De culpabilité justement, parlons-en : je ne puis comprendre que Ousmane Sonko seul se dresse contre un Peuple et ses institutions, pour soi-disant défendre son honneur dans la rue, pour une affaire de mœurs dont il a posé personnellement et individuellement les actes, par une sombre nuit de couvre-feu.
Il doit savoir qu’accuser la Justice d’être le bras armé d’un pouvoir déterminé à l’éliminer du champ politique, c’est effectivement nier que «les institutions sont la garantie du gouvernement d’un peuple libre contre la corruption des mœurs, et la garantie du Peuple et du citoyen contre la corruption du gouvernement», comme l’affirmait Saint Just.
Traiter l’institution judiciaire d’être partial bien avant que d’avoir fait face aux accusations dont on fait l’objet revient à prédire la suite de ce procès inéluctable face à Adji Sarr, et cela constitue un appel à l’insurrection, une cynique manière de dire à l’opinion de se dresser sur le chemin de la Justice, en empêchant par la force que la loi règle cette histoire entre adultes responsables.
«Nier est l’art de ceux dont les actes sont en disgrâce avec leurs discours», disait bien fort à propos Patrick Louis Richard.

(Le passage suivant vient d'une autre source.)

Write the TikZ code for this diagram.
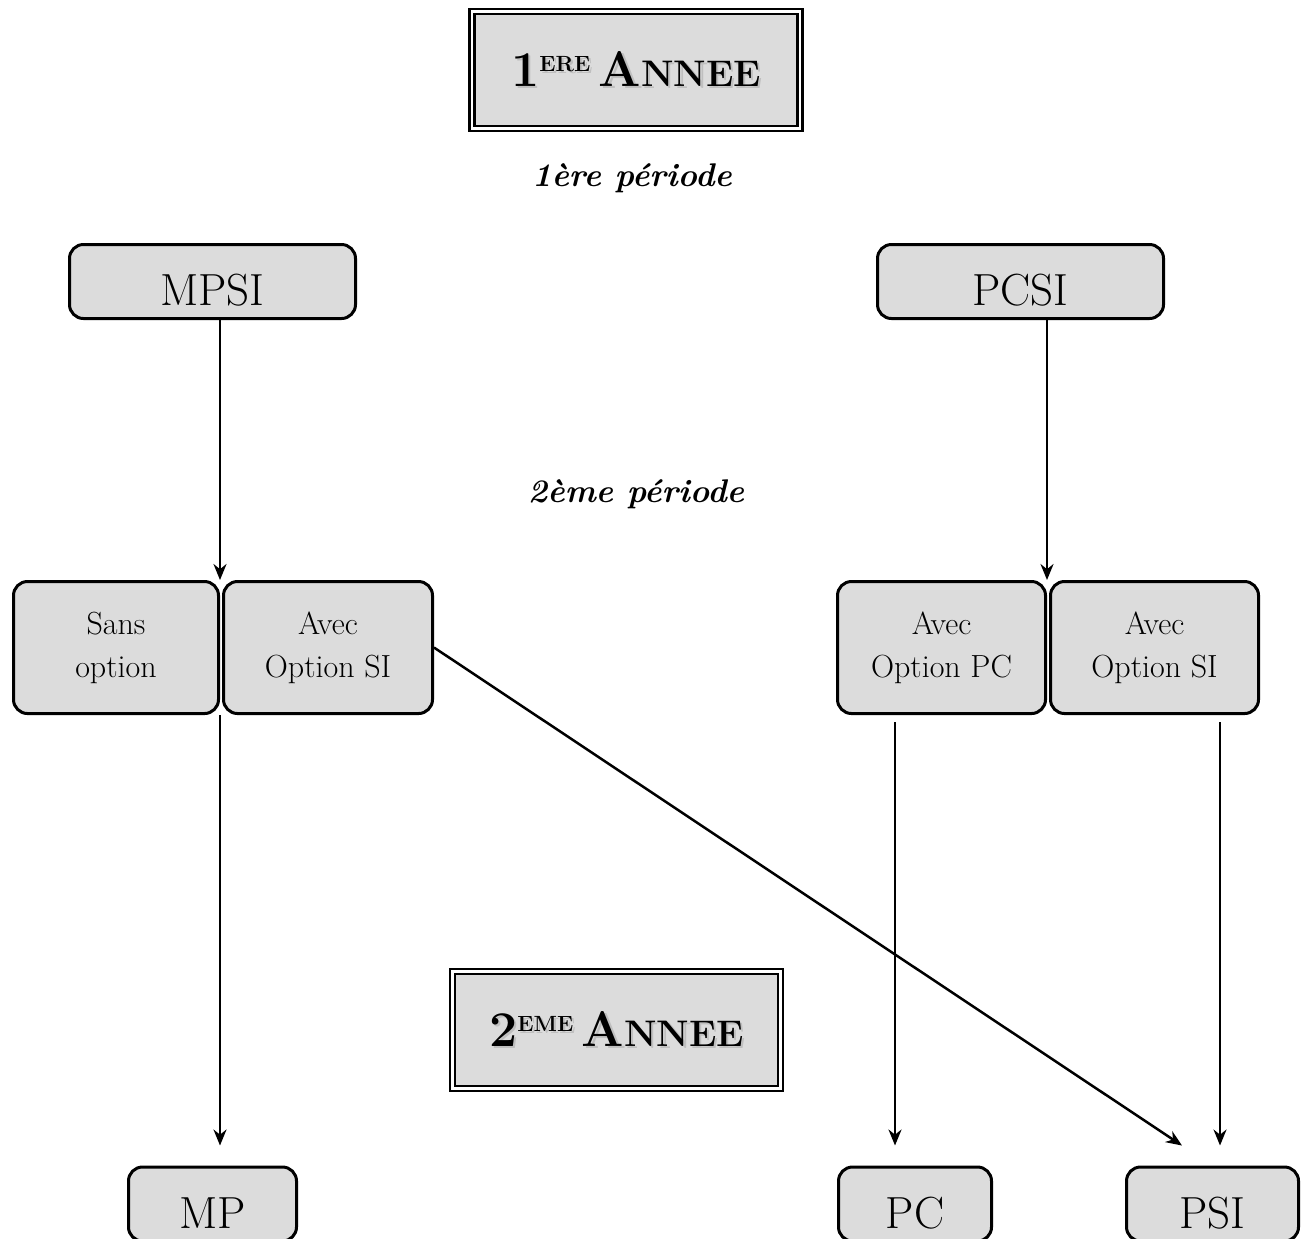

Ousmane Sonko ne peut prêcher l’exemplarité, jeter l’anathème sur tout le monde et se proclamer seul homme politique propre, et ensuite, comme si de rien était, par une de ces entourloupes dont il a le secret, tenter de se tirer d’une galère dont il est l’unique et seul responsable, en développant une théorie du complot qui le fait plonger dans un délire paranoïaque inquiétant.

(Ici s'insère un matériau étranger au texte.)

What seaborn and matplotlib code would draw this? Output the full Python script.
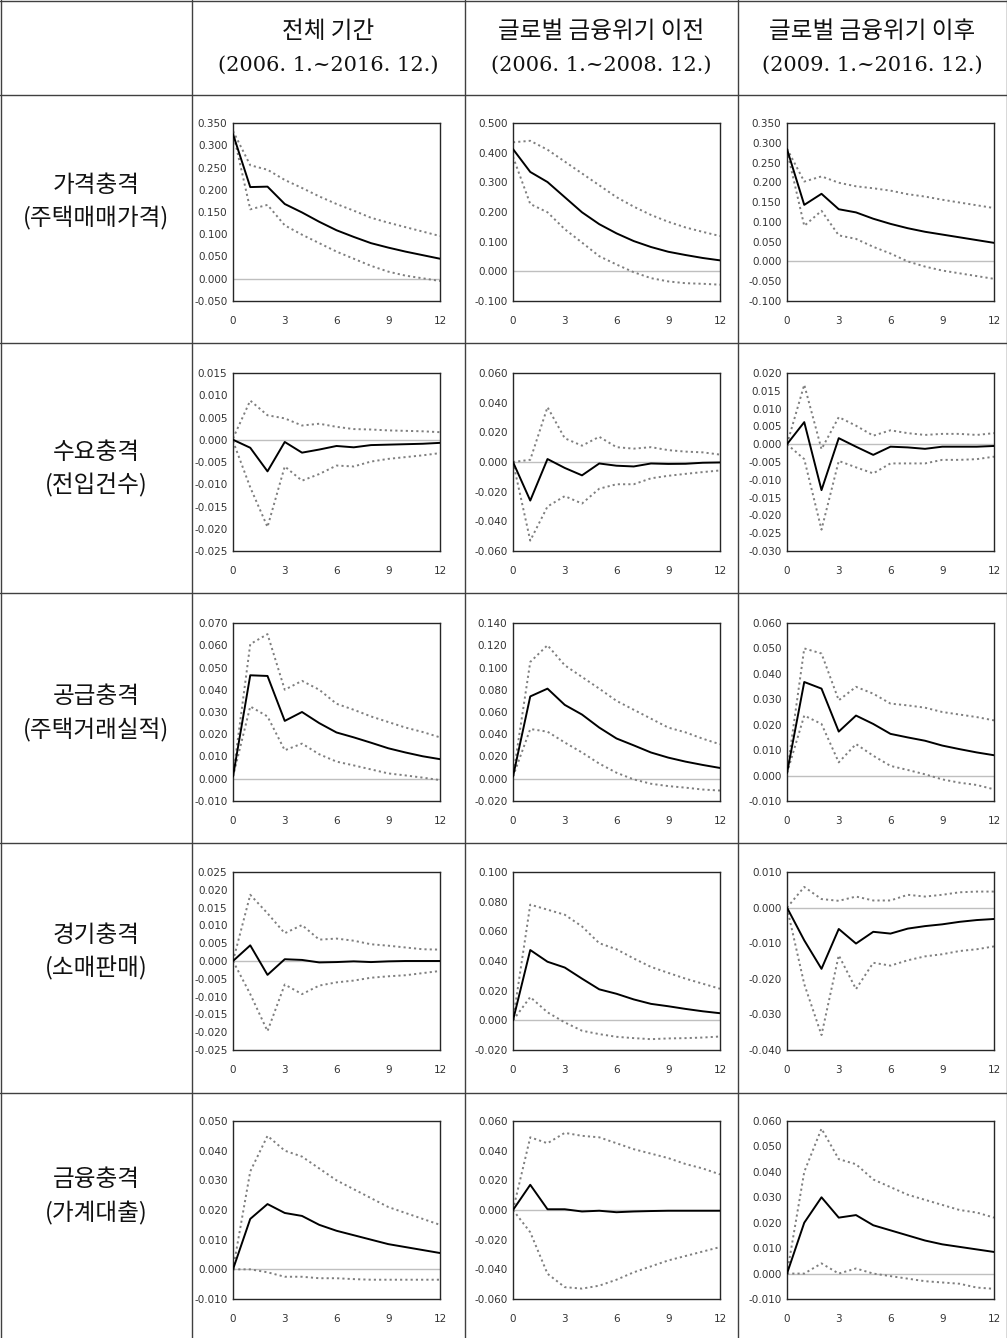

Henri Becque disait qu’«il y a des engagements si sérieux qu’un homme perd son honneur à ne pas les remplir». Ousmane Sonko devrait avoir soif de Justice pour laver son honneur bafoué, si tel est le cas.
Pour ce, dans l’intimité de sa conscience, il doit avoir du cœur, pour paraphraser la fameuse tournure de Don Diègue, car, «être courageux dans l’isolement, sans témoins, sans l’assentiment des autres, face-à-face avec soi-même, cela requiert une grande fierté et beaucoup de force» !
La conscience ne ment pas, elle est véridique dans son jugement. Avoir autant de morts sur la conscience pèse, certainement. L’homme qui se regarde dans ce miroir et entend sa voix lui dire clairement qu’il est coupable ou responsable des actes qui ont conduit à la situation insupportable de tension permanente dans laquelle baigne le pays doit se sentir bien mal dans sa peau.
Ousmane Sonko a beau feindre et dissimuler, nier et jeter la faute sur le régime du Président Macky Sall, quand bien même il a convaincu une bonne partie de l’opinion que «le monde politique, à l’instar de la forêt tropicale, se nourrit de ses propres déchets», nous n’en pensons pas moins que «nous finissons toujours par avoir le visage de nos vérités» selon la belle formule de Albert Camus.
La vérité surgira dans cette affaire qui nous prend tous en otage. Les actes qui en sont à l’origine sont subrepticement passés sous silence, et les mots ont pris leurs places. De toutes parts, se dressent des réquisitoires qui vouent aux gémonies Adji Sarr, et conduisent à l’échafaud Mamour Diallo.
Soyons clairs, je ne condamne ni ne dédouane personne, ce n’est ni mon rôle ni ma fonction. Mais ma posture d’acteur politique et même, mieux, mon statut de simple citoyen qui a pleuré les morts évitables de cette affaire m’obligent, autant qu’à tout le monde, d’appeler à cesser les polémiques futiles et de promettre l’enfer à nos concitoyens.
Que les principaux protagonistes de cette sombre tragédie sachent, une bonne fois pour toutes, qu’«on est souvent traqué par la vérité et obligé de lui rendre les armes».
Cette vérité ne peut être celle de Ousmane Sonko. Elle ne sera pas celle de Adji Sarr. Ni de Mamour Diallo. Encore moins celle de Macky Sall.
Ce sera celle que sanctionnera le verdict du juge.